▶ **Short exercise**
Go through the records and show each line where the word "this" occurs.

▶ **Exercise inputs**
# # # # # # #
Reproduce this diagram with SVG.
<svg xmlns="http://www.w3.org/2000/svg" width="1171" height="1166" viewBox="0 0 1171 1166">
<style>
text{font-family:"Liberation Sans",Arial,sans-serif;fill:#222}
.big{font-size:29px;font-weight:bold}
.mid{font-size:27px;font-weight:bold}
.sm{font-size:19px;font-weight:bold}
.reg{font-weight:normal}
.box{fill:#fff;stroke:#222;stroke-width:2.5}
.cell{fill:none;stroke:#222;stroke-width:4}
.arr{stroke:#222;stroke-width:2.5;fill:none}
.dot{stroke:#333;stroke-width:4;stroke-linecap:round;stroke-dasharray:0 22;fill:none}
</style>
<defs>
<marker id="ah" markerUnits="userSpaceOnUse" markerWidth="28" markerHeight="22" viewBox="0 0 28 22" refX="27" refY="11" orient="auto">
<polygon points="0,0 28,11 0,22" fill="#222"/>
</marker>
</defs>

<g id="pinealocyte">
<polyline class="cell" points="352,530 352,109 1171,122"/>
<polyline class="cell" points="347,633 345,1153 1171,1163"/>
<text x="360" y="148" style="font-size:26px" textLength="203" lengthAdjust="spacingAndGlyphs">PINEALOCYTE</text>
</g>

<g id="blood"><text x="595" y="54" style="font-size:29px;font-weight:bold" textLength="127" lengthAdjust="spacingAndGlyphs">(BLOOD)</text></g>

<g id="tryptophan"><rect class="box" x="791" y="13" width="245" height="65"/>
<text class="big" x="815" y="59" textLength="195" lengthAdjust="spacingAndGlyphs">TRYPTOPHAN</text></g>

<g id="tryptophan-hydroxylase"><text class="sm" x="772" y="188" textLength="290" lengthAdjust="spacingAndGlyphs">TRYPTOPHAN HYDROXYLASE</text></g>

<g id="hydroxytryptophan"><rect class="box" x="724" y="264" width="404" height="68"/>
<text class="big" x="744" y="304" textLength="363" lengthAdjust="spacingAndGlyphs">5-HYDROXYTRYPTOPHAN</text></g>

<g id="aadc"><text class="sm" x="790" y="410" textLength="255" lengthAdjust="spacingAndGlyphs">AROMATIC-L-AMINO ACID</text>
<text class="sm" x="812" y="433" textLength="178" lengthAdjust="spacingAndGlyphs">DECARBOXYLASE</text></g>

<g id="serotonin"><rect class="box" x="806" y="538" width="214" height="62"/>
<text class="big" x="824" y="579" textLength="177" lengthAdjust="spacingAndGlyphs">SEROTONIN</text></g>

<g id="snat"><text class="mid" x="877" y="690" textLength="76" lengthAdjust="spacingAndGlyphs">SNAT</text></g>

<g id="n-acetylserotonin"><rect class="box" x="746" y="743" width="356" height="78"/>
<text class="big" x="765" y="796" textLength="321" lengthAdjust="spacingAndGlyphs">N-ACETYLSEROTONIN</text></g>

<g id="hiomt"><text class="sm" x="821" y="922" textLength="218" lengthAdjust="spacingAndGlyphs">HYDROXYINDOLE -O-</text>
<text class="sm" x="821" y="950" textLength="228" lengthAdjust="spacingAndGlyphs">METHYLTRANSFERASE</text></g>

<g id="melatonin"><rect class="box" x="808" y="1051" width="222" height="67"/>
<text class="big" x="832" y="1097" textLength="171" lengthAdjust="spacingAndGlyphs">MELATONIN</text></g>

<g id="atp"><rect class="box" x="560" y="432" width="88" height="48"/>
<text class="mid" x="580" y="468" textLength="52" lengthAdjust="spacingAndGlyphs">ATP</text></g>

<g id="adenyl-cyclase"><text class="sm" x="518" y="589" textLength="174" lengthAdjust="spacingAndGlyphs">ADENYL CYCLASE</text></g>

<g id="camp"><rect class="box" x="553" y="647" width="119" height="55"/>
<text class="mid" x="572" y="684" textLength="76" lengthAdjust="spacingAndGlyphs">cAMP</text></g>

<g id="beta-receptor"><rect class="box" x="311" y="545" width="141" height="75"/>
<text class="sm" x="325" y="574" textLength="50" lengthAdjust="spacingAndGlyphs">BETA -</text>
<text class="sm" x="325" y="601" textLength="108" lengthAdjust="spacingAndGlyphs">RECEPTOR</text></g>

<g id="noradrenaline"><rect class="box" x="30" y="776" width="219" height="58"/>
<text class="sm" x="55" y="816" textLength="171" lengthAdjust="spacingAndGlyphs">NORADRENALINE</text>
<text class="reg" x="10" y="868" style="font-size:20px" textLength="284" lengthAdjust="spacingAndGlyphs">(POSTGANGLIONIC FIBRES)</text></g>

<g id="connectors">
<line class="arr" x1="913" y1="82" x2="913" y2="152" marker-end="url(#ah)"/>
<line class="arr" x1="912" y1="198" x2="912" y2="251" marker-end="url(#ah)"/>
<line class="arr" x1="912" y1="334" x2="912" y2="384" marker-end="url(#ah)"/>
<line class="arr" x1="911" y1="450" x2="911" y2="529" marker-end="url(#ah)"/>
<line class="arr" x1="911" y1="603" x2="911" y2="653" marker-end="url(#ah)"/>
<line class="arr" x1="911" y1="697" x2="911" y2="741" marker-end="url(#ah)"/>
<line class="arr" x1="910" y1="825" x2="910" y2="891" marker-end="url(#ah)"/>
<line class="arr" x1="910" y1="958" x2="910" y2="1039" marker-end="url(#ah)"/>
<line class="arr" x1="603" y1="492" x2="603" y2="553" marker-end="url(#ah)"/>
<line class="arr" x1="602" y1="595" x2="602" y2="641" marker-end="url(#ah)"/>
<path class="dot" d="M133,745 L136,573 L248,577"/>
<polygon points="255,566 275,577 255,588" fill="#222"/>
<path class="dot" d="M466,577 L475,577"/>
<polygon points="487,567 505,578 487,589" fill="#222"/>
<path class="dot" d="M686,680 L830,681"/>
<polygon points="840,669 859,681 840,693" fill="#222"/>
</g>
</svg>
# # # # # # #
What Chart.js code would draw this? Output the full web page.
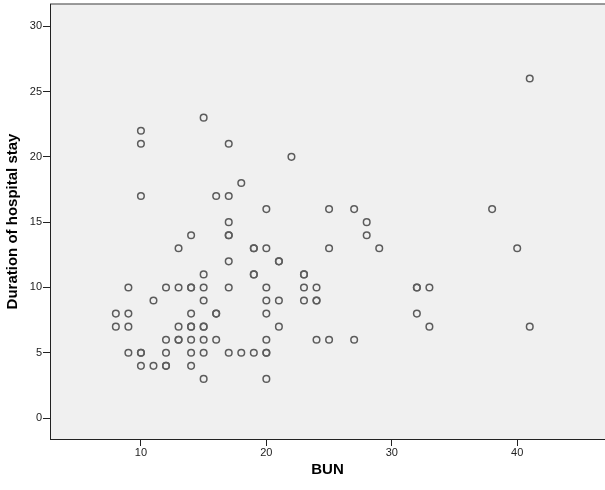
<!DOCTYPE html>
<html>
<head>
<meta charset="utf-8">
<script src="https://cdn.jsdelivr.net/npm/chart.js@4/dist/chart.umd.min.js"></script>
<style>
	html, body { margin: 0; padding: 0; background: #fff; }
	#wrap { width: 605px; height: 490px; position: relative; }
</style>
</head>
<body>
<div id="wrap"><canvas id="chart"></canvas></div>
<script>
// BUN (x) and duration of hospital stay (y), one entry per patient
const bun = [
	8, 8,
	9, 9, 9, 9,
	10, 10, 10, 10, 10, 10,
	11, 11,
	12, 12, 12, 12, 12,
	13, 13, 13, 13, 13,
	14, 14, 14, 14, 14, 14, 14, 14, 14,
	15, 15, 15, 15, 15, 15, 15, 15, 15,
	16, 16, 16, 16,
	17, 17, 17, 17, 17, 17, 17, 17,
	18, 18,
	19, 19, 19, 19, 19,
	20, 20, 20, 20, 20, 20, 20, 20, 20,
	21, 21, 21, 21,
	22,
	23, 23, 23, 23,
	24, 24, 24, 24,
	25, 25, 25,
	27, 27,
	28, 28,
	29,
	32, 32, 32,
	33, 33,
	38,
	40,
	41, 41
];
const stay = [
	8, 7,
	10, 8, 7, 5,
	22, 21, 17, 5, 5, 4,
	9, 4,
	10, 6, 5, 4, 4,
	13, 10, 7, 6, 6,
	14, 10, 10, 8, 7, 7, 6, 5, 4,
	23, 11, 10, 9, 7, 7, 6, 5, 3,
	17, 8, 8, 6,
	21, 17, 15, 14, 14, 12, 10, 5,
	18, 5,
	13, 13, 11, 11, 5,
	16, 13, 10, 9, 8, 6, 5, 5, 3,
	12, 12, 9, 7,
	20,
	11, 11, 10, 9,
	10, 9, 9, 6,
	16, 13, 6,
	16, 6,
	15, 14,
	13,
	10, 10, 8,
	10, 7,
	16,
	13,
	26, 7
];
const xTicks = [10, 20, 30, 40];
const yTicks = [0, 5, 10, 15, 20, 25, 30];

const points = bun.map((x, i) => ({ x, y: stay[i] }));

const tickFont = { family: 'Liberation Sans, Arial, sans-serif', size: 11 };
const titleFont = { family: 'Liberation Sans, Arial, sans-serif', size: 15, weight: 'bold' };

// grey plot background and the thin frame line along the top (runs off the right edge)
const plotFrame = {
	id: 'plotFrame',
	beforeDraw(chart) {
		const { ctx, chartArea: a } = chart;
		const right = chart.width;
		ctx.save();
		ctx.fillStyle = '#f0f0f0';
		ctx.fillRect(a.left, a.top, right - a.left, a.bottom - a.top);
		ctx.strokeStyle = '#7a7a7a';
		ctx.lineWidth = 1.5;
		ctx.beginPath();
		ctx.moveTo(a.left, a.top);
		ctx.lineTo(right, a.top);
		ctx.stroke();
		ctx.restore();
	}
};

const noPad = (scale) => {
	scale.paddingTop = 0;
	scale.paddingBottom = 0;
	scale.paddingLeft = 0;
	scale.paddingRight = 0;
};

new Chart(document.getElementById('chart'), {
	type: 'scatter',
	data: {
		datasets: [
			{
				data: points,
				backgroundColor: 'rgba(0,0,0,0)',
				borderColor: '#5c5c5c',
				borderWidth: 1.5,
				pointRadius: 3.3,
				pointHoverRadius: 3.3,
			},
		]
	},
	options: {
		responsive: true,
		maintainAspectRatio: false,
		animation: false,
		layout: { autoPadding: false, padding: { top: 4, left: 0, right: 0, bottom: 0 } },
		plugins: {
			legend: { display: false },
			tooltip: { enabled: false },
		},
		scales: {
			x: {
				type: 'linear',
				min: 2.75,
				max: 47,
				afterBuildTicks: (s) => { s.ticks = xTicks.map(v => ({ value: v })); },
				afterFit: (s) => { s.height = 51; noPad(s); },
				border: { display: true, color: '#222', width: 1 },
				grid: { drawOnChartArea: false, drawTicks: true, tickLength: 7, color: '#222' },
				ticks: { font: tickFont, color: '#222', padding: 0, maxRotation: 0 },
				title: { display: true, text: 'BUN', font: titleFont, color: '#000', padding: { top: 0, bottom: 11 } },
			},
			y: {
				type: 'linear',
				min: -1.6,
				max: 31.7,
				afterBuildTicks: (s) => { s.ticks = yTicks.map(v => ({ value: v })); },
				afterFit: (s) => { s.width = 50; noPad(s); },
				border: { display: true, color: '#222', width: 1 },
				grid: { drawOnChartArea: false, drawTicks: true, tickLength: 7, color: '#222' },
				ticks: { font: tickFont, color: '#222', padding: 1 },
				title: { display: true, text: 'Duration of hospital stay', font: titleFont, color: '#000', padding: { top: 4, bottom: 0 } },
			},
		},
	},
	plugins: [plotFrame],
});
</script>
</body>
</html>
# # # # # # #
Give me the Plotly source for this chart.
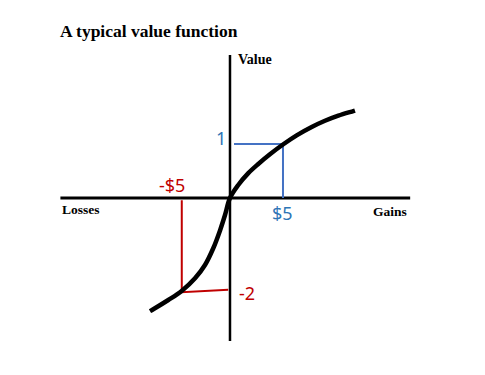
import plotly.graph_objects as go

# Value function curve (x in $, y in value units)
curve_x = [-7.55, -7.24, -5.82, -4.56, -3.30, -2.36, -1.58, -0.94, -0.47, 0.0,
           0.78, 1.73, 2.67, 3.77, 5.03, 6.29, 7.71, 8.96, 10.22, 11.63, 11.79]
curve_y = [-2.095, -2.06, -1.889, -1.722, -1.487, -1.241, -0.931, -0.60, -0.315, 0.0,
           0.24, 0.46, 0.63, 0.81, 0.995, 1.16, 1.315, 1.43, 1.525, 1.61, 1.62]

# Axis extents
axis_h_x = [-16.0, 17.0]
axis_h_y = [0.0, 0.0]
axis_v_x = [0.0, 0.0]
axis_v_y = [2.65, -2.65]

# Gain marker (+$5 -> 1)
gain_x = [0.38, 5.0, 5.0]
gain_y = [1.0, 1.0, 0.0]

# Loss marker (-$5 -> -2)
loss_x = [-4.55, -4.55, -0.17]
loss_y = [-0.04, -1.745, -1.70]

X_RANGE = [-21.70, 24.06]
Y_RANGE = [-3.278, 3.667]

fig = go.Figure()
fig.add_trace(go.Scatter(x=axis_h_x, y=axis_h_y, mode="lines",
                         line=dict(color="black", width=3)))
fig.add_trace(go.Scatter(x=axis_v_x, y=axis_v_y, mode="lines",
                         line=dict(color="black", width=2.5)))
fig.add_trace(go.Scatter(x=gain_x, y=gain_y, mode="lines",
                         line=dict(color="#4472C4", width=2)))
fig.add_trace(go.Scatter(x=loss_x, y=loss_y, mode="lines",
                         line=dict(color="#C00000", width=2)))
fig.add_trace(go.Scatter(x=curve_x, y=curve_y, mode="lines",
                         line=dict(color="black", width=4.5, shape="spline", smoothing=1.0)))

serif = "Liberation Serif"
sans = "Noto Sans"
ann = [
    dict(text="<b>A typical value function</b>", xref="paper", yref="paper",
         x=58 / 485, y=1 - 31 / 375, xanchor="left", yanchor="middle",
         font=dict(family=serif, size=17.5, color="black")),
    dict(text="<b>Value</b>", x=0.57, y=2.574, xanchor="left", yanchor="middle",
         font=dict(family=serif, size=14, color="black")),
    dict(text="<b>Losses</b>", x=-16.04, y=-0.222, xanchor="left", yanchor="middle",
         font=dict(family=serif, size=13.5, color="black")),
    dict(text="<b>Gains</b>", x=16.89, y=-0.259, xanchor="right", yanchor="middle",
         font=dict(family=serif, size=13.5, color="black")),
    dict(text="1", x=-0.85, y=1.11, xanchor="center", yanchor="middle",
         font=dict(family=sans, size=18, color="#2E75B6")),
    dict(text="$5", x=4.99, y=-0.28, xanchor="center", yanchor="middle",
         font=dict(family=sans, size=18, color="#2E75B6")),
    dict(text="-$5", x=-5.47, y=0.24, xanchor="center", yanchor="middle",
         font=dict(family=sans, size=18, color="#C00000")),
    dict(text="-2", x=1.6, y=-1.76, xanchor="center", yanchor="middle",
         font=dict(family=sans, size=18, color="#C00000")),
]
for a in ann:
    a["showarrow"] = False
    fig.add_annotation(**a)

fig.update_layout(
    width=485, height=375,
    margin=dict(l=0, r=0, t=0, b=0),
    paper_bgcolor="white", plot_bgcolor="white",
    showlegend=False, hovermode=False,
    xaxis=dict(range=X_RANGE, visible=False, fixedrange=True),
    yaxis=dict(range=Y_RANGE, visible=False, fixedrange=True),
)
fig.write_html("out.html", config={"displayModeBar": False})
# # # # # # #
▶ **Result of the task**
Reproduce this diagram with SVG.
What Chart.js code would draw this? Output the full web page.
Give me the Plotly source for this chart.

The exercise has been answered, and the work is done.